The tone was struck early in the debate: The two candidates strode onstage, greeted each other warily and began the debate without the customary handshake.

Trump told Clinton she had “tremendous hate” in her heart for labeling his supporters “deplorable” and suggested he’d direct his attorney general to investigate Clinton’s decision as secretary of state to use a private email server.

“There has never been so many lies, so much deception,” he said. “There has never been anything like it, and we’re going to have a special prosecutor.”

Clinton laughed and said it was “awfully good that someone with the temperament of Donald Trump” wasn’t in charge of the U.S. legal system.

“Because you’d be in jail,” Trump retorted.

She mocked him again: “Donald. I know you’re into big diversions tonight, anything to avoid talking about your campaign and the way it’s exploding and the way Republicans are leaving you.”

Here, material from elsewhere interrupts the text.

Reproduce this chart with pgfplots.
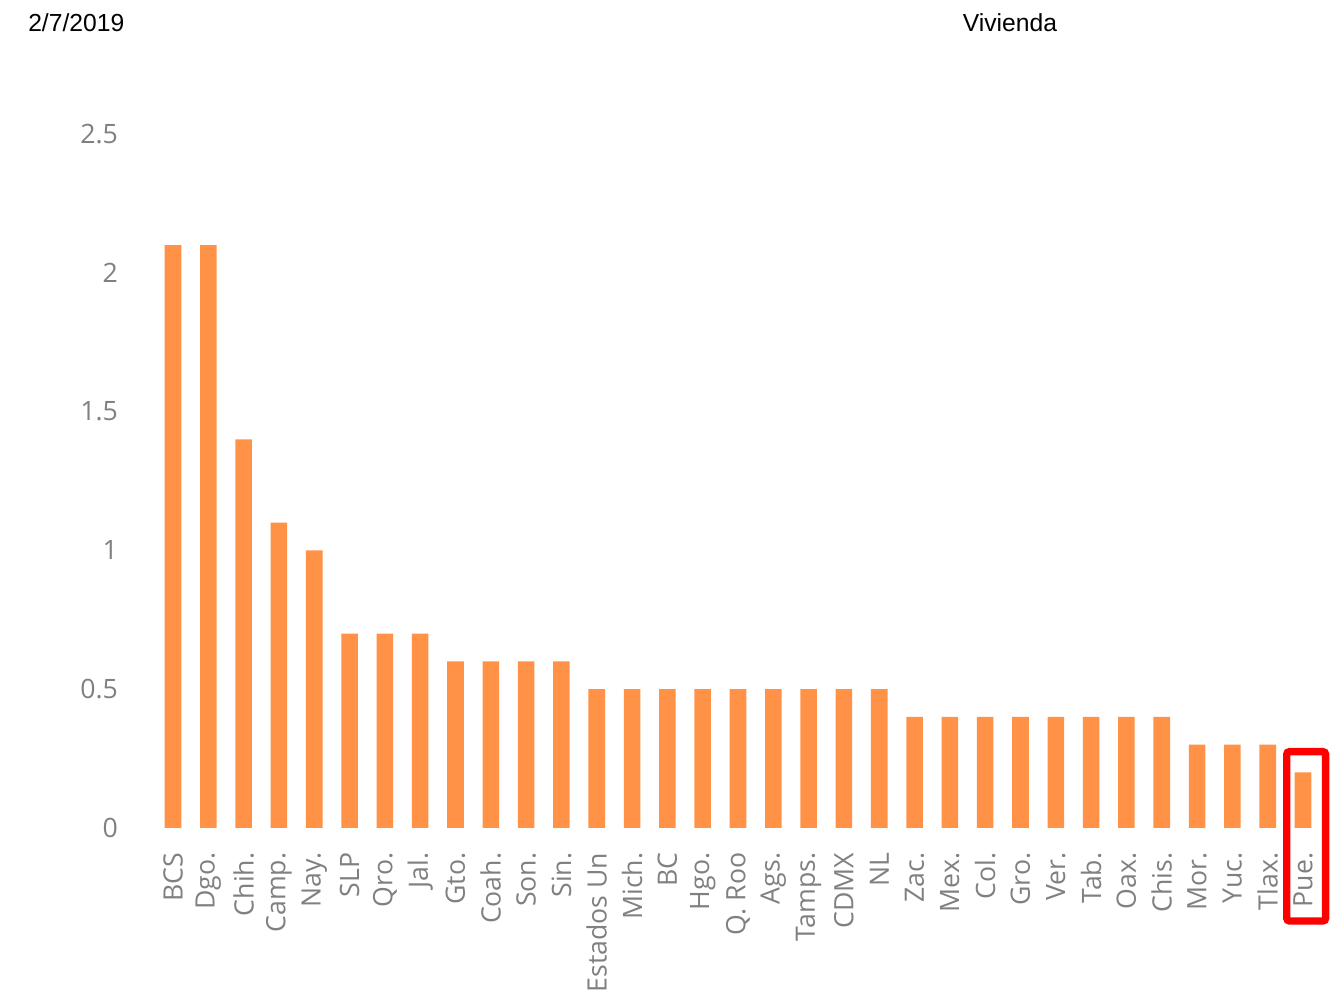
\documentclass[border=0pt]{standalone}
\usepackage{fontspec}
\setmainfont{Open Sans}
\newfontfamily\arialfont{Liberation Sans}
\usepackage{pgfplots}
\pgfplotsset{compat=1.18}
\definecolor{barorange}{RGB}{255,146,71}
\definecolor{labgray}{RGB}{128,128,128}
\begin{document}
\begin{tikzpicture}
\useasboundingbox (-116.5pt,-126pt) rectangle (888.5pt,621pt);
\begin{axis}[
  at={(0,0)}, anchor=south west,
  scale only axis,
  width=874pt, height=520.5pt,
  xmin=-0.5, xmax=32.5,
  ymin=0, ymax=2.5,
  ytick={0,0.5,1,1.5,2,2.5},
  xtick={0,...,32},
  xticklabels={BCS,Dgo.,Chih.,Camp.,Nay.,SLP,Qro.,Jal.,Gto.,Coah.,Son.,Sin.,Estados Un,Mich.,BC,Hgo.,Q. Roo,Ags.,Tamps.,CDMX,NL,Zac.,Mex.,Col.,Gro.,Ver.,Tab.,Oax.,Chis.,Mor.,Yuc.,Tlax.,Pue.},
  axis line style={draw=none},
  tick style={draw=none},
  major tick length=0pt,
  /pgf/number format/assume math mode=true,
  ticklabel style={font=\fontsize{20}{24}\selectfont, text=labgray},
  xticklabel style={rotate=90, anchor=east},
  xticklabel shift=15pt,
  yticklabel shift=24.5pt,
  clip=false,
]
\addplot[ybar, bar width=0.47, fill=barorange, draw=none] coordinates {
(0,2.1) (1,2.1) (2,1.4) (3,1.1) (4,1.0) (5,0.7) (6,0.7) (7,0.7)
(8,0.6) (9,0.6) (10,0.6) (11,0.6)
(12,0.5) (13,0.5) (14,0.5) (15,0.5) (16,0.5) (17,0.5) (18,0.5) (19,0.5) (20,0.5)
(21,0.4) (22,0.4) (23,0.4) (24,0.4) (25,0.4) (26,0.4) (27,0.4) (28,0.4)
(29,0.3) (30,0.3) (31,0.3) (32,0.2)
};
\draw[red, line width=5.5pt, rounded corners=2pt] (axis cs:31.54,0.275) rectangle (axis cs:32.64,-0.335);
\end{axis}
\node[anchor=west, font=\arialfont\fontsize{18.5}{22}\selectfont, inner sep=0pt] at (-95.5pt,603.75pt) {2/7/2019};
\node[anchor=center, font=\arialfont\fontsize{18.5}{22}\selectfont, inner sep=0pt] at (641pt,603.75pt) {Vivienda};
\end{tikzpicture}
\end{document}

With prior Republican nominees for president, I disagreed with them on politics, policies, principles, but I never questioned their fitness to serve. Donald Trump is different.

Democratic presidential nominee Hillary Clinton

Trump’s campaign argued that their candidate had Clinton “rattled” the entire evening.

“She can program, she can study lines, but when you get two or three questions deep, the short-circuit happens. She can’t relate,” Trump adviser Jason Miller said. “She was knocked off her game.”